I went next to a general store, where I bought two pairs of socks and new tennis shoes, which were only six dollars. It felt great to put them on my bare feet.

I walked to the west end of town, and stuck out my thumb. The second vehicle, a Volkswagon van, pulled over for me. The driver was surprised by my visage when I entered his van. He said I looked just like his brother, and the only reason he’d stopped was that he had thought I was his brother. However, he did not, once seeing that I was not his brother, tell me that we couldn’t ride with him.

That night we pulled into a rest area. The VW driver had blankets, and an electric heater that he plugged into a utility pole. It was warm and cozy in the van – an extreme contrast to the conditions I had endured in the boxcar. Elsie and I slept well that night.

I found out the next day what we would have been in for had Elsie not jumped off the train. It snowed the entire time we drove through the Rockies.

The driver left me off at the apartment in Spokane where my girlfriend currently resided. By this time she was in love with another man, but that’s another story.

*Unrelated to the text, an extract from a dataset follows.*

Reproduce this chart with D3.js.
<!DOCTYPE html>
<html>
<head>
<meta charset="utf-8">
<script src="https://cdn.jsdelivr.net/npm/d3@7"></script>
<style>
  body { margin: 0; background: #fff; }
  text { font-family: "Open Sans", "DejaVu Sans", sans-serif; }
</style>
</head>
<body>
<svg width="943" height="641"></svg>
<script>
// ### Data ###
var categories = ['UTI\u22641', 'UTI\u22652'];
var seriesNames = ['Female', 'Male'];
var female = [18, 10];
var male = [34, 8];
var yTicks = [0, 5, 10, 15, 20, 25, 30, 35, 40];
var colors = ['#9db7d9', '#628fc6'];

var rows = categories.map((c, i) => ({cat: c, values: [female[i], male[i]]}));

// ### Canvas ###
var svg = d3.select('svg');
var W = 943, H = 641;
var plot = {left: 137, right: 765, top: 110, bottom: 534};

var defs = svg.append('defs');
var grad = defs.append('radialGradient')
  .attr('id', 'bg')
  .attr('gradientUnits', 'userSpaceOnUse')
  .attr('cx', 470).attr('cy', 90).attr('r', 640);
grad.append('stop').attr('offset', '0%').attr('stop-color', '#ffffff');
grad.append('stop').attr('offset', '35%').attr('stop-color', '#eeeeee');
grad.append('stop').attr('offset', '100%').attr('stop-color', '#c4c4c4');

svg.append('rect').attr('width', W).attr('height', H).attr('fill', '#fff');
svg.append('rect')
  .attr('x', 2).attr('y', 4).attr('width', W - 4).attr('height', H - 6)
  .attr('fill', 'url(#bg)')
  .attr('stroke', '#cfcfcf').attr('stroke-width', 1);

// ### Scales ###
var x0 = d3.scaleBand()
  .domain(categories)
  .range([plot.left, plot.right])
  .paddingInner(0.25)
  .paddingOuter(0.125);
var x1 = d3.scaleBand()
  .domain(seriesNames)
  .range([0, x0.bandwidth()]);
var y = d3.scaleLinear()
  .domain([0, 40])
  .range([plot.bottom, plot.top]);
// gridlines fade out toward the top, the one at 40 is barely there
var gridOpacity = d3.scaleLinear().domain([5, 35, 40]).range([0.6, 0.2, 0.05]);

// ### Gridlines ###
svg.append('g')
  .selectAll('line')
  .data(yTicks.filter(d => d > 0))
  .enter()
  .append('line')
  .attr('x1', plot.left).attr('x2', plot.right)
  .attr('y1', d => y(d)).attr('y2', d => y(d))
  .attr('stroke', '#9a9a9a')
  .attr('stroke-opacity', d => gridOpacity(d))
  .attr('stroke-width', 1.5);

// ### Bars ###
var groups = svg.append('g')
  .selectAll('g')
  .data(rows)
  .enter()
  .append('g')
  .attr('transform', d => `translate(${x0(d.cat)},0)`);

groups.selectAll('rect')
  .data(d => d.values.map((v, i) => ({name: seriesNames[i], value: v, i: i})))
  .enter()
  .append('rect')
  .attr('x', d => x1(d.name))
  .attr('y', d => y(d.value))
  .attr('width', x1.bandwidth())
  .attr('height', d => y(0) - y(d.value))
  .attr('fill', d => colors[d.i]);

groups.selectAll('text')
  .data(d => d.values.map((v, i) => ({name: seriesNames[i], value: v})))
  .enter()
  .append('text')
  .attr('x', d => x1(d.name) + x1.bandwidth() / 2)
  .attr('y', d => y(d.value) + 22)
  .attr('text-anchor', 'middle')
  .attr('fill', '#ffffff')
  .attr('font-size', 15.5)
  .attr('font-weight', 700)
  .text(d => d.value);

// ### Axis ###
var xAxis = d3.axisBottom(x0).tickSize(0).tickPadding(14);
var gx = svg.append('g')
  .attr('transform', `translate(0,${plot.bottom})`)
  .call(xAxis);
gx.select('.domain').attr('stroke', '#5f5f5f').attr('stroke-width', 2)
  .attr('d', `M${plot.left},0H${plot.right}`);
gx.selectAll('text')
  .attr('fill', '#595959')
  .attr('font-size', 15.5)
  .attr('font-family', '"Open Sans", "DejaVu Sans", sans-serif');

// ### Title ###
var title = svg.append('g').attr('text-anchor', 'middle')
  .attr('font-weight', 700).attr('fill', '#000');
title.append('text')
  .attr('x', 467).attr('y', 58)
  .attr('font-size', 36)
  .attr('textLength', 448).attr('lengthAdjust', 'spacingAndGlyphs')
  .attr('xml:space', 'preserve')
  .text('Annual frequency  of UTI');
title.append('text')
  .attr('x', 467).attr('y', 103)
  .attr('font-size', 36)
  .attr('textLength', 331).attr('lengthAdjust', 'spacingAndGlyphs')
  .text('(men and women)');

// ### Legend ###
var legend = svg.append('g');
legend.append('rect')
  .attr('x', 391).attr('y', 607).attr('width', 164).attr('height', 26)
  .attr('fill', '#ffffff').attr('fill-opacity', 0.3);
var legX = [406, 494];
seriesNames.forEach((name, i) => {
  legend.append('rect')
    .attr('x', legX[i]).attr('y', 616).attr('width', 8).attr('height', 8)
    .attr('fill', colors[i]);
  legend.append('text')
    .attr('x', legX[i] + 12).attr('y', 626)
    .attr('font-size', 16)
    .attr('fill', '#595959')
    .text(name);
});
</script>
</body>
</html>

Something happened to Elsie when she was five years old, and she lost her life. I went for two years without a dog. Then a friend of mine told me that there was a litter of Australian shepherd puppies at the local shelter. I went there and picked one up, but it was only two weeks old young, and I felt no emotions for it. Then I saw two other dogs, siblings, one black and one brown, in a cage. They were two months old. I picked up the brown one. Except for being a bit smaller, she looked identical to Elsie. She locked eyes with me, and I couldn’t put her down.

April lived to be 16, and I learned that a dog can be the light of your life as well as any person. (But that’s another story too.)